Supplied information
========

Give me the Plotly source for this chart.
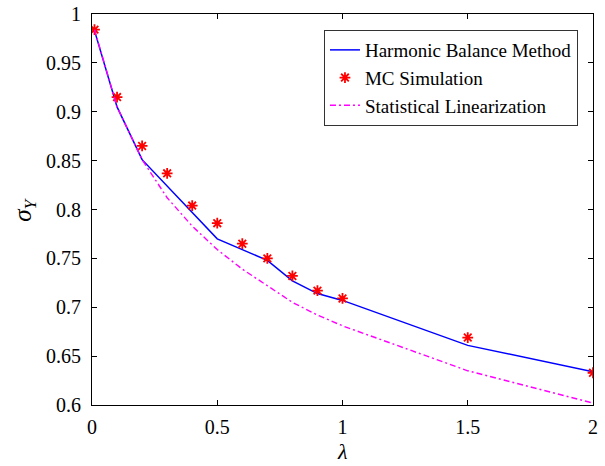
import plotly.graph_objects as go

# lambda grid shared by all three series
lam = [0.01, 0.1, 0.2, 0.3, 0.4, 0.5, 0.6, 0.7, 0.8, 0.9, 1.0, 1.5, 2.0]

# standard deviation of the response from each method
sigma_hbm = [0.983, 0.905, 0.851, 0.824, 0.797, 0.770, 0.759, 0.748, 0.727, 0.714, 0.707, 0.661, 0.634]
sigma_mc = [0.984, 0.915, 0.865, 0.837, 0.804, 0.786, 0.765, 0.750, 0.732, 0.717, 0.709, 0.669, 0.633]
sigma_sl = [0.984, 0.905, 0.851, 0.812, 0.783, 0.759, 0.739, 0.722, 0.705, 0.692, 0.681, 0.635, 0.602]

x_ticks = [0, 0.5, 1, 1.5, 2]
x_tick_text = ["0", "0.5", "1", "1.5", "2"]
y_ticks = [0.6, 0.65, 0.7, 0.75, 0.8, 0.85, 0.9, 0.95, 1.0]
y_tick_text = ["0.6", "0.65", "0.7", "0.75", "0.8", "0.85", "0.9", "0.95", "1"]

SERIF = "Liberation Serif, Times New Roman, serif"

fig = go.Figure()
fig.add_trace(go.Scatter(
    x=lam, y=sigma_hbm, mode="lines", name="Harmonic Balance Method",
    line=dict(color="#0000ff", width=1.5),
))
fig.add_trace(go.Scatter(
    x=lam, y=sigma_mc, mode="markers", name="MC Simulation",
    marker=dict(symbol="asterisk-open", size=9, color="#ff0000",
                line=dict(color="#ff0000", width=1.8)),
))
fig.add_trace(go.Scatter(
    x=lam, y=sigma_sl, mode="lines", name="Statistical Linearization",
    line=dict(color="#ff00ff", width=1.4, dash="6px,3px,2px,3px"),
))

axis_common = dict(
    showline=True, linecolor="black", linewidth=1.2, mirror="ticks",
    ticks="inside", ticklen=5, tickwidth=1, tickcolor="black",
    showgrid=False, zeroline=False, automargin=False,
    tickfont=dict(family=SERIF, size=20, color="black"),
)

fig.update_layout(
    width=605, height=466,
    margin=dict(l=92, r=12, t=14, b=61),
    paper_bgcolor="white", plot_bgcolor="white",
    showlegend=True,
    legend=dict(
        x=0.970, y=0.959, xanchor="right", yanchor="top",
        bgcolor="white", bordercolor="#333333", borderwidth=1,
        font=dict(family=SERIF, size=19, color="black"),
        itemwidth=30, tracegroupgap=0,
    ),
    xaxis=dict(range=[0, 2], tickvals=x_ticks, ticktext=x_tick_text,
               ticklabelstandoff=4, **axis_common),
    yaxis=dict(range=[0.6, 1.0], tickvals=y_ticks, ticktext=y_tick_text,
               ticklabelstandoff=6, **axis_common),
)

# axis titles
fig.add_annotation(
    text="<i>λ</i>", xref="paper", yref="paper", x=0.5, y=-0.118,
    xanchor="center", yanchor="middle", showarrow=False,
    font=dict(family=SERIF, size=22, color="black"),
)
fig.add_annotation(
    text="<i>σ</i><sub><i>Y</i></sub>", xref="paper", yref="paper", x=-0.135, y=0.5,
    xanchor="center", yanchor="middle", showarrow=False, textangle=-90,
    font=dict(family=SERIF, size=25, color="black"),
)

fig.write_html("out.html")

========

Instructions for the task
The lines from the start of the data through the line that contains "1.0, 1.5, 2.0]" are to be returned exactly, please, with both ends included and every picture left out.

Task answer
Give me the Plotly source for this chart.
import plotly.graph_objects as go

# lambda grid shared by all three series
lam = [0.01, 0.1, 0.2, 0.3, 0.4, 0.5, 0.6, 0.7, 0.8, 0.9, 1.0, 1.5, 2.0]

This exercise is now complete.